Nigeria seeks private sector investment to boost infrastructural
Nigeria on Thursday said it plans to adopt new models of investments for infrastructural development in the country as public sector expenditure alone is no longer sufficient or capable of meeting the $3 trillion needed to bridge the infrastructural deficit over the next 30 years.
Vice President Yemi Osinbajo stated this in his remarks at a webinar organized by the Bureau for Public Enterprises (BPE) on deepening the Nigerian infrastructure stock through Public-Private Partnership (PPP).
“In spite of Government interventions over the years, Nigeria still faces a huge infrastructural deficit, which is constraining rapid economic growth.
“The Federal Government recognizes this fact which is why we are considering other approaches to complement and boost financing for the development and maintenance of infrastructure in Nigeria.
“It is clear that this deficit can only be made up by private investment. Private sector is 92 percent of GDP while the Public Sector is mere 8 percent. So, the synergy between the public and private sector through Public-Private Partnerships (PPP) is really the realistic solution.”
Referencing statistics available in the Nigerian Integrated Infrastructure Masterplan (NIIMP) and the Economic Recovery & Growth Plan, Osinbajo noted that “Nigeria needs up to $3 trillion over the next 30 years to bridge the infrastructure gap.”

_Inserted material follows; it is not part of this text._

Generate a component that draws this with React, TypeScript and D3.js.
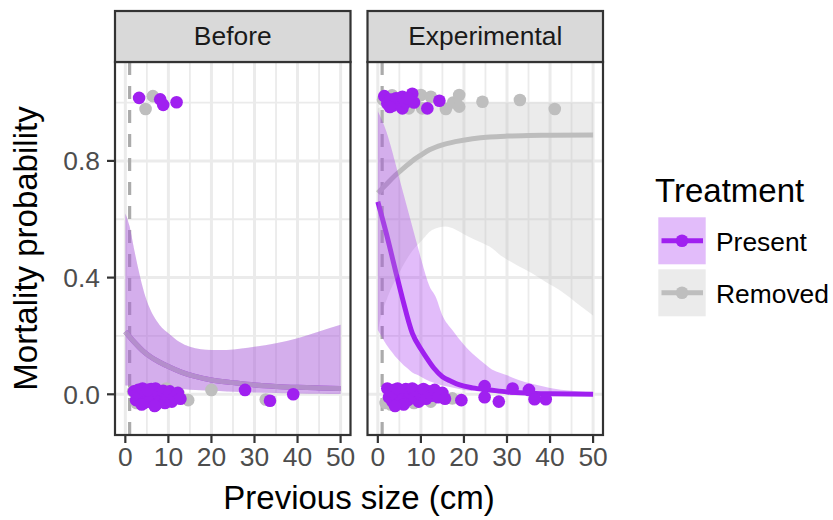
import React from "react";
import * as d3 from "d3";

// ---------- data ----------
const panels = ["Before", "Experimental"];
const treatments = ["Present", "Removed"];
const xTicks = [0, 10, 20, 30, 40, 50];
const xMinor = [5, 15, 25, 35, 45];
const yTicks = [0, 0.4, 0.8];
const yMinor = [0.2, 0.6, 1.0];
const vline = 1;

// fitted curves [x, p]
const beforeFit = [[0,0.215],[2,0.18],[4,0.15],[6,0.127],[8,0.11],[10,0.095],[13,0.076],[16,0.062],[20,0.049],[25,0.04],[30,0.032],[35,0.027],[40,0.024],[45,0.022],[50,0.02]];
const beforeUpper = [[0,0.62],[1,0.575],[2,0.5],[3,0.43],[3.8,0.38],[5,0.32],[6.5,0.27],[8,0.237],[10,0.209],[12.5,0.18],[15,0.163],[20,0.152],[23.5,0.152],[27,0.157],[30,0.163],[35,0.175],[40,0.192],[45,0.215],[50,0.238]];
const beforeLower = [[0,0.03],[5,0.026],[10,0.02],[15,0.016],[20,0.012],[30,0.006],[40,0.003],[50,0.001]];

const expPresentFit = [[0,0.66],[2,0.55],[4,0.43],[5.7,0.33],[8,0.21],[10,0.155],[11.1,0.13],[13,0.09],[15,0.06],[17,0.045],[19,0.032],[22,0.022],[26,0.015],[30,0.008],[35,0.004],[40,0.002],[50,0.0]];
const expPresentUpper = [[0,0.97],[2,0.9],[3.4,0.83],[5,0.74],[7,0.63],[9,0.52],[10.3,0.45],[12,0.37],[13.4,0.335],[15,0.27],[17.3,0.22],[20,0.17],[22.7,0.13],[26,0.09],[30,0.065],[32.7,0.049],[36,0.035],[40,0.022],[45,0.012],[50,0.006]];
const expPresentLower = [[0,0.22],[2,0.17],[4,0.13],[6,0.1],[8,0.075],[10,0.06],[12,0.045],[15,0.03],[20,0.015],[25,0.008],[30,0.004],[40,0.001],[50,0.0]];

const expRemovedFit = [[0,0.69],[2,0.72],[4,0.75],[6,0.775],[8,0.8],[10,0.82],[12,0.838],[15,0.855],[18,0.866],[22,0.876],[26,0.882],[30,0.885],[35,0.887],[40,0.888],[50,0.889]];
const expRemovedUpper = [[0,0.98],[2,0.995],[5,1.0],[10,1.0],[20,1.0],[30,1.0],[40,1.0],[50,1.0]];
const expRemovedLower = [[0,0.22],[1.4,0.3],[3,0.36],[5.7,0.437],[8.8,0.506],[12.6,0.563],[15.7,0.575],[18,0.565],[21.1,0.54],[24,0.52],[26.6,0.5],[28.9,0.472],[32,0.445],[35.8,0.415],[39,0.385],[42.1,0.358],[46,0.315],[50,0.27]];

// observed (jittered) points [x, y]
const beforePresentPts = [[3.2,1.016],[8.1,1.011],[8.8,0.992],[11.9,1.001],
  [2.0,0.01],[2.5,-0.02],[3.0,0.015],[3.5,-0.005],[4.0,0.02],[4.3,-0.03],[5.0,0.005],[5.5,-0.025],[6.0,0.018],[6.3,-0.01],[7.0,0.02],[7.2,-0.035],[7.8,0.0],[8.3,-0.02],[8.8,0.012],[9.2,-0.03],[9.8,-0.008],[10.3,0.01],[10.8,-0.025],[11.5,-0.01],[12.2,0.005],[12.8,-0.015],[27.8,0.015],[33.6,-0.022],[39.0,0.0],[3.8,-0.035],[6.8,-0.04],[5.2,0.015]];
const beforeRemovedPts = [[6.4,1.022],[4.7,0.978],
  [2.6,-0.03],[12.3,0.005],[14.6,-0.02],[20.0,0.015],[32.6,-0.018],[1.8,0.01],[9.5,0.02]];
const expPresentPts = [[1.5,1.022],[2.2,0.997],[3.0,1.01],[3.5,0.99],[4.2,1.015],[5.0,1.005],[5.7,1.02],[5.7,0.98],[6.5,1.0],[8.0,1.03],[8.4,1.0],[11.5,0.98],[14.3,1.006],[7.0,1.015],[2.8,0.985],
  [2.2,0.02],[2.6,-0.01],[3.0,0.01],[3.4,-0.025],[3.8,0.015],[4.2,-0.005],[4.6,0.02],[5.0,-0.03],[5.5,0.01],[6.0,-0.015],[6.5,0.018],[7.0,-0.02],[7.5,0.005],[8.0,0.02],[8.5,-0.01],[9.0,0.012],[9.5,-0.025],[10.0,0.0],[10.6,0.018],[11.2,-0.015],[11.8,0.01],[12.5,-0.005],[13.2,0.015],[14.0,-0.01],[15.0,0.005],[15.6,-0.015],[19.4,-0.02],[24.8,0.028],[24.8,-0.01],[28.1,-0.025],[31.3,0.02],[35.1,0.015],[36.4,-0.017],[39.0,-0.017],[6.0,-0.035],[4.0,-0.04]];
const expRemovedPts = [[1.2,1.01],[3.3,1.025],[7.2,0.98],[9.0,1.02],[10.0,1.026],[10.3,0.98],[12.3,1.02],[15.8,0.978],[17.5,1.0],[18.9,1.026],[18.9,0.986],[24.3,1.003],[33.0,1.009],[41.1,0.978],[6.2,0.99],
  [1.8,-0.03],[8.4,-0.03],[12.3,-0.025],[17.3,-0.014],[3.0,-0.035]];

// ---------- styling ----------
const PURPLE = "#a020f0";
const GREY = "#bebebe";
const FONT = "'Liberation Sans', Arial, Helvetica, sans-serif";
const W = 833, H = 520;
const panelX = [[115, 350.5], [367.5, 603]];
const panelTop = 62, panelBottom = 435, stripTop = 11;

type Pt = number[];

function zip(up: Pt[], lo: Pt[]) {
  // build area table on union of x's using linear lookup of each bound
  const xs = Array.from(new Set([...up.map(d => d[0]), ...lo.map(d => d[0])])).sort((a, b) => a - b);
  const fu = d3.scaleLinear().domain(up.map(d => d[0])).range(up.map(d => d[1]));
  const fl = d3.scaleLinear().domain(lo.map(d => d[0])).range(lo.map(d => d[1]));
  return xs.map(x => ({ x, hi: fu(x), lo: fl(x) }));
}

export default function App() {
  const y = d3.scaleLinear().domain([-0.1395, 1.139]).range([panelBottom, panelTop]);
  const panelsData = [
    {
      name: panels[0],
      fits: [
        { t: treatments[0], fit: beforeFit, up: beforeUpper, lo: beforeLower },
        { t: treatments[1], fit: beforeFit, up: beforeUpper, lo: beforeLower },
      ],
      pts: { Present: beforePresentPts, Removed: beforeRemovedPts },
    },
    {
      name: panels[1],
      fits: [
        { t: treatments[0], fit: expPresentFit, up: expPresentUpper, lo: expPresentLower },
        { t: treatments[1], fit: expRemovedFit, up: expRemovedUpper, lo: expRemovedLower },
      ],
      pts: { Present: expPresentPts, Removed: expRemovedPts },
    },
  ];
  const col = (t: string) => (t === "Present" ? PURPLE : GREY);

  return (
    <svg width={W} height={H} style={{ position: "absolute", left: 0, top: 0, background: "#fff" }} fontFamily={FONT}>
      <rect x={0} y={0} width={W} height={H} fill="#fff" />
      {panelsData.map((p, i) => {
        const [x0, x1] = panelX[i];
        const x = d3.scaleLinear().domain([-2.4, 52.3]).range([x0, x1]);
        const line = d3.line<Pt>().x(d => x(d[0])).y(d => y(d[1])).curve(d3.curveMonotoneX);
        const area = d3.area<{ x: number; hi: number; lo: number }>()
          .x(d => x(d.x)).y0(d => y(d.lo)).y1(d => y(d.hi)).curve(d3.curveMonotoneX);
        const clipId = `clip${i}`;
        return (
          <g key={p.name}>
            <defs>
              <clipPath id={clipId}>
                <rect x={x0} y={panelTop} width={x1 - x0} height={panelBottom - panelTop} />
              </clipPath>
            </defs>
            {/* grid */}
            {yMinor.map(v => (
              <line key={"ym" + v} x1={x0} x2={x1} y1={y(v)} y2={y(v)} stroke="#ebebeb" strokeWidth={1.8} />
            ))}
            {xMinor.map(v => (
              <line key={"xm" + v} x1={x(v)} x2={x(v)} y1={panelTop} y2={panelBottom} stroke="#ebebeb" strokeWidth={1.8} />
            ))}
            {yTicks.map(v => (
              <line key={"yM" + v} x1={x0} x2={x1} y1={y(v)} y2={y(v)} stroke="#ebebeb" strokeWidth={3} />
            ))}
            {xTicks.map(v => (
              <line key={"xM" + v} x1={x(v)} x2={x(v)} y1={panelTop} y2={panelBottom} stroke="#ebebeb" strokeWidth={3} />
            ))}
            <g clipPath={`url(#${clipId})`}>
              {/* vertical reference */}
              <line x1={x(vline)} x2={x(vline)} y1={panelTop} y2={panelBottom} stroke="#ababab" strokeWidth={3.2} strokeDasharray="13,11" />
              {/* fitted lines */}
              {p.fits.map(f => (
                <path key={"l" + f.t} d={line(f.fit) || ""} fill="none" stroke={col(f.t)} strokeWidth={5} />
              ))}
              {/* ribbons */}
              {[...p.fits].reverse().map(f => (
                <path key={"r" + f.t} d={area(zip(f.up, f.lo)) || ""} fill={col(f.t)} fillOpacity={0.3} />
              ))}
              {/* points */}
              {p.pts.Removed.map((d, k) => (
                <circle key={"pr" + k} cx={x(d[0])} cy={y(d[1])} r={6.3} fill={GREY} />
              ))}
              {p.pts.Present.map((d, k) => (
                <circle key={"pp" + k} cx={x(d[0])} cy={y(d[1])} r={6.3} fill={PURPLE} />
              ))}
            </g>
            {/* border */}
            <rect x={x0} y={panelTop} width={x1 - x0} height={panelBottom - panelTop} fill="none" stroke="#333333" strokeWidth={2.2} />
            {/* strip */}
            <rect x={x0} y={stripTop} width={x1 - x0} height={panelTop - stripTop} fill="#d9d9d9" stroke="#333333" strokeWidth={2.2} />
            <text x={(x0 + x1) / 2} y={45} textAnchor="middle" fontSize={26.4} fill="#1a1a1a">{p.name}</text>
            {/* x axis */}
            {xTicks.map(v => (
              <g key={"xt" + v}>
                <line x1={x(v)} x2={x(v)} y1={panelBottom} y2={panelBottom + 8} stroke="#333333" strokeWidth={2.2} />
                <text x={x(v)} y={466} textAnchor="middle" fontSize={26.4} fill="#4d4d4d">{v}</text>
              </g>
            ))}
            {i === 0 && yTicks.map(v => (
              <g key={"yt" + v}>
                <line x1={x0 - 8} x2={x0} y1={y(v)} y2={y(v)} stroke="#333333" strokeWidth={2.2} />
                <text x={x0 - 15} y={y(v)} dy="0.35em" textAnchor="end" fontSize={26.4} fill="#4d4d4d">{v.toFixed(1)}</text>
              </g>
            ))}
          </g>
        );
      })}
      {/* axis titles */}
      <text x={(panelX[0][0] + panelX[1][1]) / 2} y={508.5} textAnchor="middle" fontSize={33} fill="#000">Previous size (cm)</text>
      <text transform={`translate(37,${(panelTop + panelBottom) / 2}) rotate(-90)`} textAnchor="middle" fontSize={33} fill="#000">Mortality probability</text>
      {/* legend */}
      <text x={655} y={201.5} fontSize={33} fill="#000">Treatment</text>
      {treatments.map((t, k) => {
        const ky = 217.3 + k * 52;
        return (
          <g key={"lg" + t}>
            <rect x={658.3} y={ky} width={47.4} height={47} fill="#ffffff" />
            <rect x={658.3} y={ky} width={47.4} height={47} fill={col(t)} fillOpacity={0.3} />
            <line x1={661.5} x2={703} y1={ky + 23.5} y2={ky + 23.5} stroke={col(t)} strokeWidth={5} />
            <circle cx={682} cy={ky + 23.5} r={6.3} fill={col(t)} />
            <text x={716} y={ky + 33.5} fontSize={26.4} fill="#000">{t}</text>
          </g>
        );
      })}
    </svg>
  );
}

The Vice President explained that “the Federal Government would have to spend the entire revised 2020 appropriation of N10.81 trillion continuously for the next 108 years or more on capital expenditure (CAPEX) to meet that target.
“The fact that only N2.49 trillion was appropriated for capital expenditure in 2020, reflects the importance of deliberate and pragmatic action to boost infrastructural spending.”
“It seems to me to be quite clear that the financial outlay and management capability required for infrastructural development and service delivery outstrip the financial and technical resources available to government.
“In other words, the traditional method of building infrastructure through budgetary allocations is inadequate and set to become harder because of increasingly limited fiscal space,” he added.
Speaking about the benefits of effectively implementing PPP arrangement for Nigeria, the Vice President explained that “if properly designed and executed, PPP models will unlock innovative infrastructure financing and management in a transparent and more efficient manner. Indeed, using PPP frameworks, Nigeria has the potential to attract and benefit immensely from huge local and foreign private sector resources.”
“The Federal Government has recently issued a circular on the administration of PPP projects in the country to provide the much-needed clarity. The circular re-emphasizes that the BPE shall be responsible for the concession of public enterprises and infrastructure already listed in the First and Second Schedules of the Public Enterprises Act.”
“The circular equally stipulates that the BPE shall act on behalf of the FGN as the counterparty on all infrastructure projects being developed on a PPP basis whilst the Infrastructure Concession Regulatory Commission (ICRC) continues to act as the regulatory agency for PPP transactions with powers to inspect, supervise and monitor the projects and processes in order to ensure compliance with relevant laws, policies and regulations.”